The upper limits of memory --mem =
, number of tasks -n
or CPUs per task -c
depend on the partition and the node used.
Important
To help you quantify the parameters values for your jobs, please refer to the paragraph Job profiling.
For an overview of the available resources and their limits, please refer to the page Informations about slurm batch system.
The main guidelines for the limitations of these resources per partition are the following:
htc
The partition limits the job to a single node. This implies that the memory and CPU limits will be the hardware limits of the node used. For the
htc_highmem
partition, the memory limit will obviously be much higher. Thehtc_daemon
partition limits jobs to 1 CPU and 3 GB of memory.flash
The partition has the same CPU and memory limits as the
htc
.hpc
In this partition the job can “overflow” on several nodes. The memory and CPU limits will therefore be the total CPU and memory available on the HPC platform.
gpu
The partition limits the job to a single node. The memory limit will be calculated as for
htc
; on the other hand, the limit on the number of CPUs is strictly linked to the number of GPUs requested and depends on the lowest CPU/GPU ratio of the GPU platform (linked to the type and configuration of the corresponding hardware).If, for example, one node in the platform has a ratio of 4 CPUs for each GPU, and another has a ratio of 5, the maximum limit will be 4 CPUs for each GPU requested.
Storage and licence resources
Upon submission, it is necessary to declare the storage systems accessed by your jobs, as well as any software licenses used. This declaration is made using the -L
option of the sbatch
command. For an example syntax, please refer to the example of a standard job.

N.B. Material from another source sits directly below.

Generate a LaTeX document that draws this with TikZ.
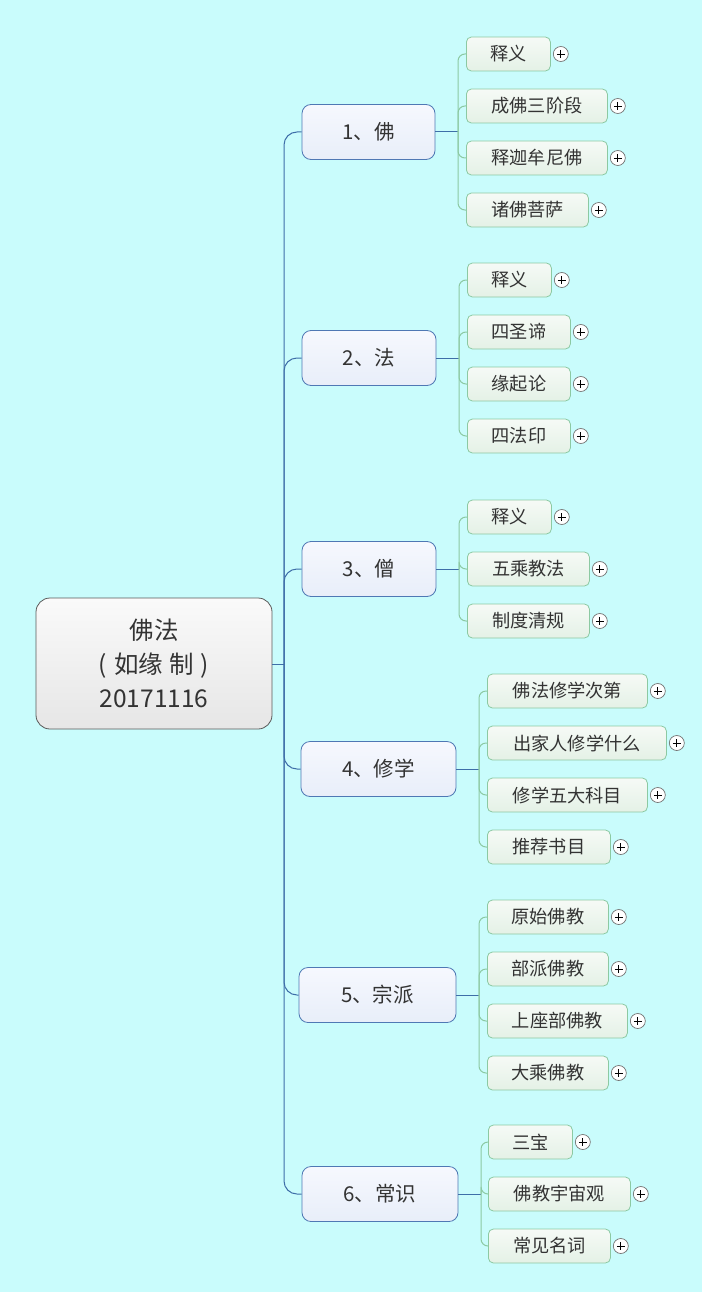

In order to know the resources limits, use the command scontrol
:
% scontrol show lic
For an exhaustive list of resources requiring declaration upon submission:
% scontrol show lic | grep default
To find out the resource limitations of a
<group>
:
% scontrol show lic | grep -A1 <groupe>
Attention
Omit _default
or _<group>
on the submission line
Please refer to the MATLAB page to know the correct declaration syntax.